Users are invited by Boo!, WATTY’s anthropomorphic racoon mascot to create avatars and interact with friends and even do battle with them using remote augmented reality.


Watty

(A glance into WATTY’s remote AR system where users can battle each other from across the world. Image: Gleb Braverman)


Gleb Braverman, founder of WATTY highlights the potential that remote AR and its uses hold for enabling users to engage across the world: “Imagine if you could share AR with your friend on the other side of the world with just a mobile phone. We’ll actually be able to deliver it with WATTY REMOTE. Our vision is that AR multiplayer will be as easy as online shopping.”


Manufacturing and engineering


Scope AR is an application developed for Microsoft’s HoloLens, and its ability to bring swift and effective precision for troubleshooting within the industries of manufacturing and engineering and beyond has the potential to save companies a collective fortune through the quality of support it provides.


Through Scope’s remote AR capabilities, remote workers can collaborate with information experts who have the power to view exactly what the worker is seeing and share their knowledge as if they were standing right there on site.


Through a digital overlay, experts can remotely provide visual props and assistance in real-time that aids remote workers in a way that could never before be practised. If complex or intricate machinery needs to be operated, Scope’s visual instructions can help users keep well on track with deadlines and continue to work unimpeded.


Scope AR

(A visual interpretation of the level of remote augmented reality that Scope AR is capable of providing. Image: Scope AR)


Education


Remote AR has the ability to make the process of learning much more immersive with teachers soon to be able to conduct entire lessons to remote students and interact with them just as if they were placed inside a classroom.


Such a breakthrough in technology can carry a wealth of benefits for online learning programs and the practices of organisations like the Open University.
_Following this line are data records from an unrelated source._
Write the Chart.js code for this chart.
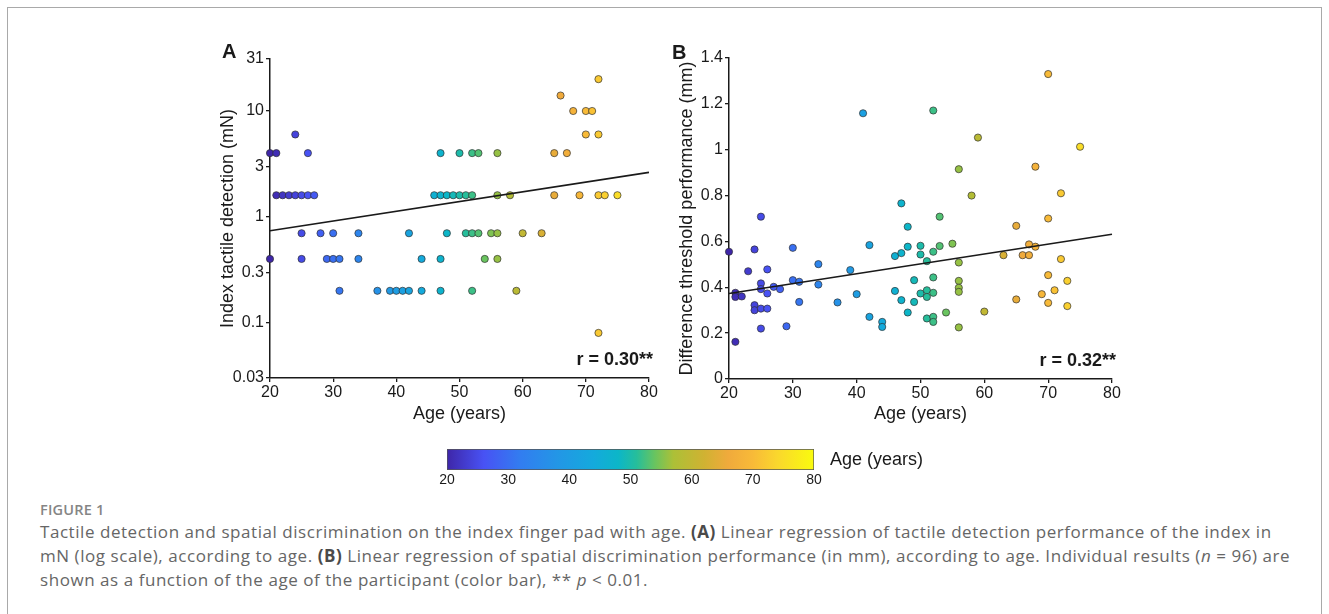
<!DOCTYPE html>
<html>
<head>
<meta charset="utf-8">
<script src="https://cdn.jsdelivr.net/npm/chart.js@4.4.1/dist/chart.umd.min.js"></script>
<style>
    html, body { margin: 0; padding: 0; background: #fff; overflow: hidden; }
    body { width: 1329px; height: 614px; position: relative; font-family: "Liberation Sans", Arial, sans-serif; color: #1a1a1a; }
    .frame { position: absolute; left: 7px; top: 7px; width: 1313px; height: 700px; border: 1.5px solid #a9a9a9; }
    .abs { position: absolute; white-space: nowrap; line-height: 1; }
    canvas { position: absolute; }
    .panel { font-weight: bold; font-size: 20px; }
    .corr { font-weight: bold; font-size: 18px; width: 200px; text-align: right; }
    .cblabel { font-size: 18px; }
    .fig { font-family: "Open Sans", sans-serif; font-weight: 600; font-size: 14.5px; color: #858585; letter-spacing: 0.2px; }
    .cap { font-family: "Open Sans", sans-serif; font-size: 17px; letter-spacing: 0.55px; line-height: 24.2px; color: #666; }
    .cap b { color: #4a4a4a; }
</style>
</head>
<body>
<div class="frame"></div>

<canvas id="panelA" width="480" height="390" style="left:190px; top:40px;"></canvas>
<canvas id="panelB" width="490" height="390" style="left:650px; top:40px;"></canvas>
<canvas id="colorbar" width="420" height="55" style="left:420px; top:440px;"></canvas>

<div class="abs panel" style="left:222px; top:41px;">A</div>
<div class="abs panel" style="left:672px; top:42px;">B</div>
<div class="abs corr" style="left:453px; top:350px;">r = 0.30**</div>
<div class="abs corr" style="left:916px; top:351px;">r = 0.32**</div>
<div class="abs cblabel" style="left:830px; top:450px;">Age (years)</div>

<div class="abs fig" style="left:40px; top:503px;">FIGURE 1</div>
<div class="abs cap" style="left:40px; top:520px;">Tactile detection and spatial discrimination on the index finger pad with age. <b>(A)</b> Linear regression of tactile detection performance of the index in<br>mN (log scale), according to age. <b>(B)</b> Linear regression of spatial discrimination performance (in mm), according to age. Individual results (<i>n</i> = 96) are<br>shown as a function of the age of the participant (color bar), ** <i>p</i> &lt; 0.01.</div>

<script>
// Panel A: tactile detection threshold (mN), log scale
const agesA = [
    20, 21, 26, 47, 50, 52, 53, 56, 65, 67,
    24, 70, 72,
    21, 22, 23, 24, 25, 26, 27, 46, 47, 48, 49, 50, 51, 52, 56, 58, 65, 69, 72, 73, 75,
    25, 28, 30, 34, 42, 48, 51, 52, 53, 55, 56, 60, 63,
    20, 25, 29, 30, 31, 34, 44, 47, 54, 56,
    31, 37, 39, 40, 41, 42, 44, 47, 52, 59,
    72, 72, 66, 68, 70, 71,
];
const valuesA = [
    4, 4, 4, 4, 4, 4, 4, 4, 4, 4,
    6, 6, 6,
    1.6, 1.6, 1.6, 1.6, 1.6, 1.6, 1.6, 1.6, 1.6, 1.6, 1.6, 1.6, 1.6, 1.6, 1.6, 1.6, 1.6, 1.6, 1.6, 1.6, 1.6,
    0.7, 0.7, 0.7, 0.7, 0.7, 0.7, 0.7, 0.7, 0.7, 0.7, 0.7, 0.7, 0.7,
    0.4, 0.4, 0.4, 0.4, 0.4, 0.4, 0.4, 0.4, 0.4, 0.4,
    0.2, 0.2, 0.2, 0.2, 0.2, 0.2, 0.2, 0.2, 0.2, 0.2,
    0.08, 20, 14, 10, 10, 10,
];

// Panel B: difference threshold (mm)
const agesB = [
    20, 21, 21, 22, 21, 23, 24, 24, 24, 25, 25, 25, 25, 26, 26, 26, 27, 28, 29, 30,
    30, 31, 31, 34, 34, 37, 39, 40, 42, 42, 44, 44, 46, 46, 47, 47, 25, 41, 47, 48,
    48, 50, 50, 51, 52, 53, 55, 56, 49, 52, 49, 48, 50, 51, 51, 52, 51, 52, 52, 54,
    56, 56, 56, 56, 60, 63, 65, 65, 66, 67, 67, 68, 69, 70, 70, 71, 72, 73, 73, 70,
    70, 52, 59, 75, 56, 68, 58, 72, 53,
];
const valuesB = [
    0.555, 0.376, 0.358, 0.36, 0.162, 0.47, 0.565, 0.322, 0.30, 0.417, 0.392, 0.307, 0.22, 0.478, 0.373, 0.307, 0.402, 0.392, 0.23, 0.572,
    0.431, 0.424, 0.336, 0.501, 0.412, 0.334, 0.475, 0.37, 0.584, 0.271, 0.249, 0.227, 0.536, 0.384, 0.344, 0.549, 0.708, 1.159, 0.766, 0.664,
    0.577, 0.581, 0.543, 0.514, 0.555, 0.58, 0.59, 0.508, 0.431, 0.443, 0.336, 0.29, 0.373, 0.387, 0.358, 0.376, 0.264, 0.271, 0.249, 0.29,
    0.428, 0.398, 0.38, 0.225, 0.294, 0.54, 0.668, 0.347, 0.54, 0.587, 0.54, 0.577, 0.37, 0.453, 0.332, 0.387, 0.523, 0.428, 0.318, 0.70,
    1.33, 1.171, 1.053, 1.013, 0.915, 0.926, 0.80, 0.81, 0.708,
];

// Regression lines (end points)
const fitAges = [20, 80];
const fitA = [0.74, 2.63];
const fitB = [0.373, 0.631];

// Tick labels
const ageTicks = [20, 30, 40, 50, 60, 70, 80];
const yTicksA = [0.03, 0.1, 0.3, 1, 3, 10, 31];
const yTicksB = [0, 0.2, 0.4, 0.6, 0.8, 1, 1.2, 1.4];

// parula-like colour map, age 20 -> 80
const colorStops = [
    [20, [62, 38, 168]],
    [26, [72, 82, 244]],
    [32, [50, 125, 240]],
    [38, [35, 150, 230]],
    [44, [20, 170, 220]],
    [48, [12, 182, 200]],
    [51, [38, 190, 155]],
    [54, [105, 196, 95]],
    [57, [172, 192, 55]],
    [62, [208, 178, 50]],
    [66, [240, 170, 60]],
    [70, [248, 186, 56]],
    [74, [250, 215, 45]],
    [80, [249, 251, 14]],
];

const black = '#1a1a1a';
Chart.defaults.font.family = "'Liberation Sans', Arial, sans-serif";
Chart.defaults.color = black;

function ageColor(age) {
    for (let i = 1; i < colorStops.length; i++) {
        const [a1, c1] = colorStops[i];
        const [a0, c0] = colorStops[i - 1];
        if (age <= a1) {
            const t = (age - a0) / (a1 - a0);
            const c = c0.map((v, k) => Math.round(v + (c1[k] - v) * t));
            return `rgb(${c[0]}, ${c[1]}, ${c[2]})`;
        }
    }
    const last = colorStops[colorStops.length - 1][1];
    return `rgb(${last[0]}, ${last[1]}, ${last[2]})`;
}

function gridStyle() {
    return { display: true, drawOnChartArea: false, drawTicks: true, tickLength: 4, color: black, lineWidth: 1.3 };
}

function makePanel(id, ages, values, fit, yScale, padding, yWidth, xHeight) {
    const points = ages.map((a, i) => ({ x: a, y: values[i] }));
    const line = fitAges.map((a, i) => ({ x: a, y: fit[i] }));

    yScale.afterFit = (axis) => { axis.width = yWidth; };
    yScale.grid = gridStyle();
    yScale.border = { color: black, width: 1.5 };

    return new Chart(document.getElementById(id), {
        type: 'scatter',
        data: {
            datasets: [
                {
                    type: 'line',
                    data: line,
                    borderColor: black,
                    borderWidth: 1.6,
                    pointRadius: 0,
                    order: 0,
                    clip: false,
                },
                {
                    data: points,
                    pointRadius: 3.6,
                    pointBackgroundColor: ages.map(ageColor),
                    pointBorderColor: 'rgba(45, 45, 45, 0.85)',
                    pointBorderWidth: 0.8,
                    order: 1,
                    clip: false,
                },
            ],
        },
        options: {
            responsive: false,
            animation: false,
            layout: { padding },
            plugins: { legend: { display: false }, tooltip: { enabled: false } },
            scales: {
                x: {
                    type: 'linear',
                    min: 20,
                    max: 80,
                    afterBuildTicks: (axis) => { axis.ticks = ageTicks.map((v) => ({ value: v })); },
                    afterFit: (axis) => { axis.height = xHeight; },
                    ticks: { font: { size: 16 }, padding: 1, maxRotation: 0 },
                    grid: gridStyle(),
                    border: { color: black, width: 1.5 },
                    title: { display: true, text: 'Age (years)', font: { size: 18 }, padding: { top: 0, bottom: 5 } },
                },
                y: yScale,
            },
        },
    });
}

makePanel('panelA', agesA, valuesA, fitA, {
    type: 'logarithmic',
    min: 0.03,
    max: 31,
    afterBuildTicks: (axis) => { axis.ticks = yTicksA.map((v) => ({ value: v })); },
    ticks: { font: { size: 16 }, padding: 2, callback: (v) => String(v) },
    title: { display: true, text: 'Index tactile detection (mN)', font: { size: 18 } },
}, { left: 23, right: 21, top: 19, bottom: 0 }, 57, 52);

makePanel('panelB', agesB, valuesB, fitB, {
    type: 'linear',
    min: 0,
    max: 1.4,
    afterBuildTicks: (axis) => { axis.ticks = yTicksB.map((v) => ({ value: v })); },
    ticks: { font: { size: 16 }, padding: 2, callback: (v) => String(+v.toFixed(1)) },
    title: { display: true, text: 'Difference threshold performance (mm)', font: { size: 18 } },
}, { left: 22, right: 28, top: 18, bottom: 0 }, 57, 51);

// Colour bar
function barGradient(context) {
    const { chart } = context;
    const area = chart.chartArea;
    if (!area) {
        return null;
    }
    const g = chart.ctx.createLinearGradient(area.left, 0, area.right, 0);
    colorStops.forEach(([age, c]) => {
        g.addColorStop((age - 20) / 60, `rgb(${c[0]}, ${c[1]}, ${c[2]})`);
    });
    return g;
}

new Chart(document.getElementById('colorbar'), {
    type: 'bar',
    data: {
        labels: [''],
        datasets: [{
            data: [[20, 80]],
            backgroundColor: barGradient,
            borderColor: '#555',
            borderWidth: 1,
            borderSkipped: false,
            barPercentage: 1,
            categoryPercentage: 1,
        }],
    },
    options: {
        indexAxis: 'y',
        responsive: false,
        animation: false,
        layout: { padding: { left: 27, right: 26, top: 9, bottom: 0 } },
        plugins: { legend: { display: false }, tooltip: { enabled: false } },
        scales: {
            x: {
                type: 'linear',
                min: 20,
                max: 80,
                afterBuildTicks: (axis) => { axis.ticks = ageTicks.map((v) => ({ value: v })); },
                afterFit: (axis) => { axis.height = 25; },
                grid: { display: false, drawTicks: false },
                border: { display: false },
                ticks: { font: { size: 14 }, padding: 2, maxRotation: 0 },
            },
            y: { display: false },
        },
    },
});
</script>
</body>
</html>
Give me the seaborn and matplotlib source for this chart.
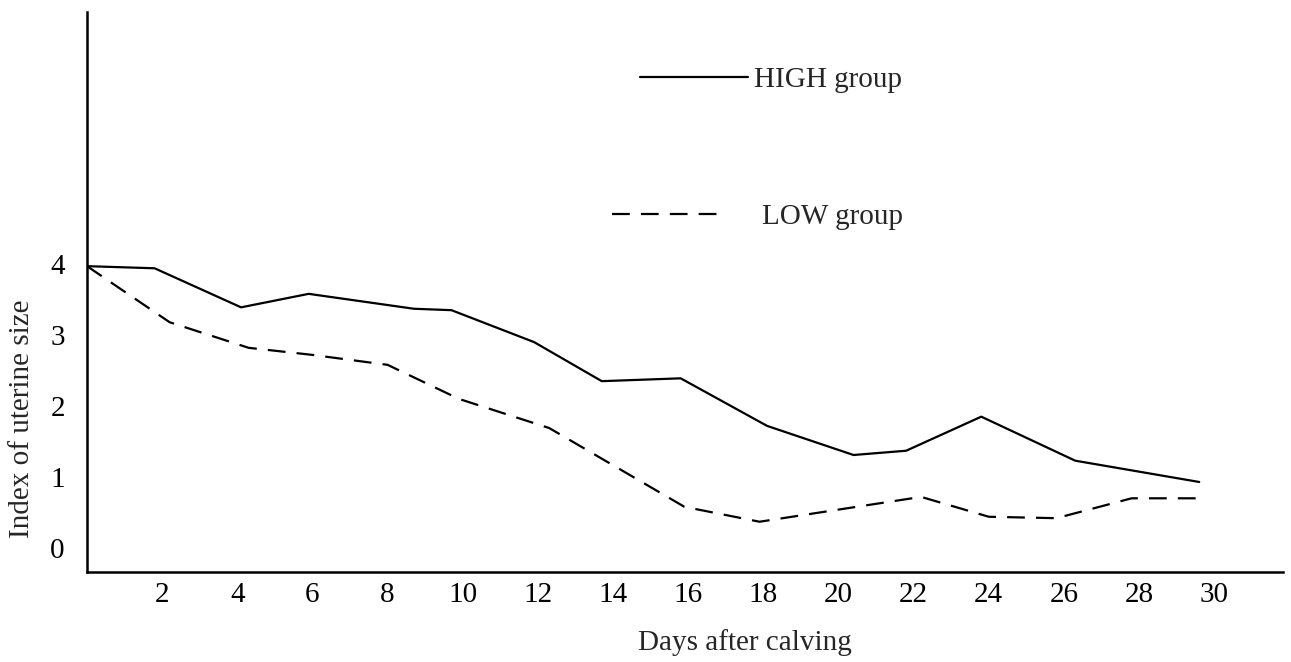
import matplotlib
matplotlib.use("Agg")
import matplotlib.pyplot as plt
import seaborn as sns
import pandas as pd

# Data (days after calving, index of uterine size)
high_days = [0, 1.8, 4.1, 5.9, 8.7, 9.7, 11.9, 13.7, 15.8, 18.1, 20.4, 21.8, 23.8, 26.3, 29.6]
high_vals = [3.97, 3.94, 3.39, 3.58, 3.37, 3.35, 2.90, 2.35, 2.39, 1.72, 1.31, 1.37, 1.85, 1.23, 0.93]
low_days = [0, 2.2, 4.3, 6.0, 8.0, 9.9, 12.3, 15.9, 17.9, 22.2, 24.0, 25.8, 27.8, 29.7]
low_vals = [3.97, 3.18, 2.82, 2.72, 2.58, 2.10, 1.69, 0.58, 0.37, 0.72, 0.44, 0.42, 0.70, 0.70]
x_ticks = [2, 4, 6, 8, 10, 12, 14, 16, 18, 20, 22, 24, 26, 28, 30]
y_ticks = [0, 1, 2, 3, 4]
series_names = ["HIGH group", "LOW group"]
x_title = "Days after calving"
y_title = "Index of uterine size"

sns.set_theme(style="white")
plt.rcParams["font.family"] = ["Liberation Serif", "DejaVu Serif"]

FS = 21
W, H = 1291, 662
fig = plt.figure(figsize=(W / 100, H / 100), dpi=100)
ax = fig.add_axes([87 / W, 1 - 572 / H, (1283 - 87) / W, (572 - 12) / H])

df_high = pd.DataFrame({"day": high_days, "val": high_vals})
df_low = pd.DataFrame({"day": low_days, "val": low_vals})

sns.lineplot(data=df_high, x="day", y="val", ax=ax, color="black", lw=1.6,
             estimator=None, sort=False, errorbar=None, label=series_names[0])
sns.lineplot(data=df_low, x="day", y="val", ax=ax, color="black", lw=1.6,
             estimator=None, sort=False, errorbar=None, label=series_names[1],
             linestyle=(0, (8, 5)))

ax.set_xlim(0, 31.83)
ax.set_ylim(-0.338, 7.55)
ax.set_xticks(x_ticks)
ax.set_xticklabels([str(t) for t in x_ticks])
ax.set_yticks(y_ticks)
ax.set_yticklabels([str(t) for t in y_ticks])
ax.tick_params(axis="x", length=0, pad=7, labelsize=FS, colors="black")
ax.tick_params(axis="y", length=0, pad=16, labelsize=FS, colors="black")
ax.set_xlabel("")
ax.set_ylabel("")

for side in ["top", "right"]:
    ax.spines[side].set_visible(False)
for side in ["left", "bottom"]:
    ax.spines[side].set_color("black")
    ax.spines[side].set_linewidth(1.8)

fig.text(745 / W, 1 - 643 / H, x_title, ha="center", va="center", fontsize=FS)
fig.text(22 / W, 1 - 419 / H, y_title, ha="center", va="center", rotation=90, fontsize=FS)

lines = ax.get_lines()
if ax.get_legend() is not None:
    ax.get_legend().remove()
leg1 = ax.legend(handles=[lines[0]], labels=[series_names[0]], loc="center left",
                 bbox_to_anchor=(640 / W, 1 - 80 / H), bbox_transform=fig.transFigure,
                 frameon=False, fontsize=FS, handlelength=3.7, handletextpad=0.2,
                 borderpad=0, borderaxespad=0)
ax.add_artist(leg1)
ax.legend(handles=[lines[1]], labels=[series_names[1]], loc="center left",
          bbox_to_anchor=(612 / W, 1 - 217 / H), bbox_transform=fig.transFigure,
          frameon=False, fontsize=FS, handlelength=3.6, handletextpad=1.55,
          borderpad=0, borderaxespad=0)

fig.savefig("out.png", dpi=100)
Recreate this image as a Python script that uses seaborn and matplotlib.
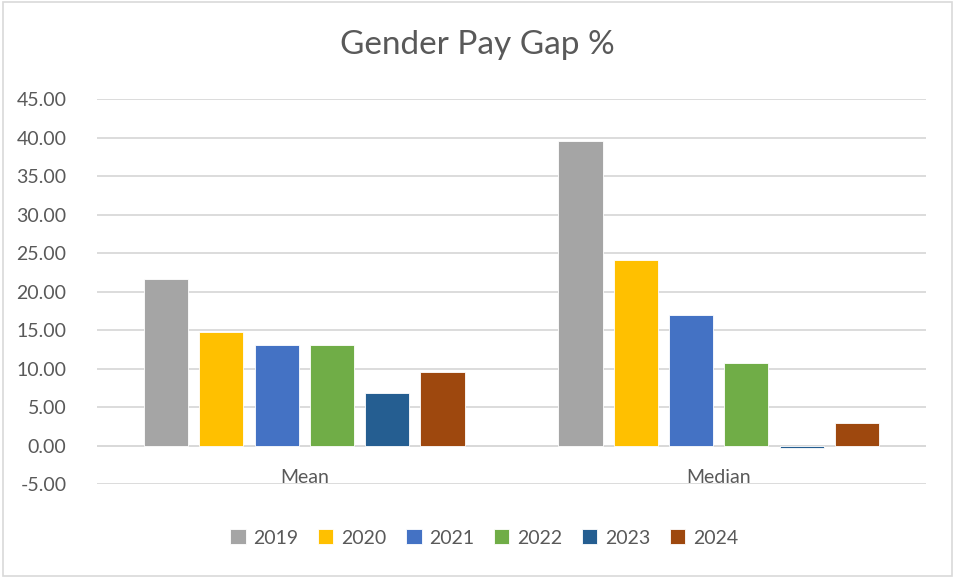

Remote AR could also prove invaluable to students in developing cities with a poor transport infrastructure, like Jakarta.


Lessons can effectively be delivered for students in real time and educational material can be embedded on users’ screens to add further value to the learning experience.


Such effective remote practices will likely make their way into staff training environments of larger businesses and chains with multiple offices either nationwide or worldwide.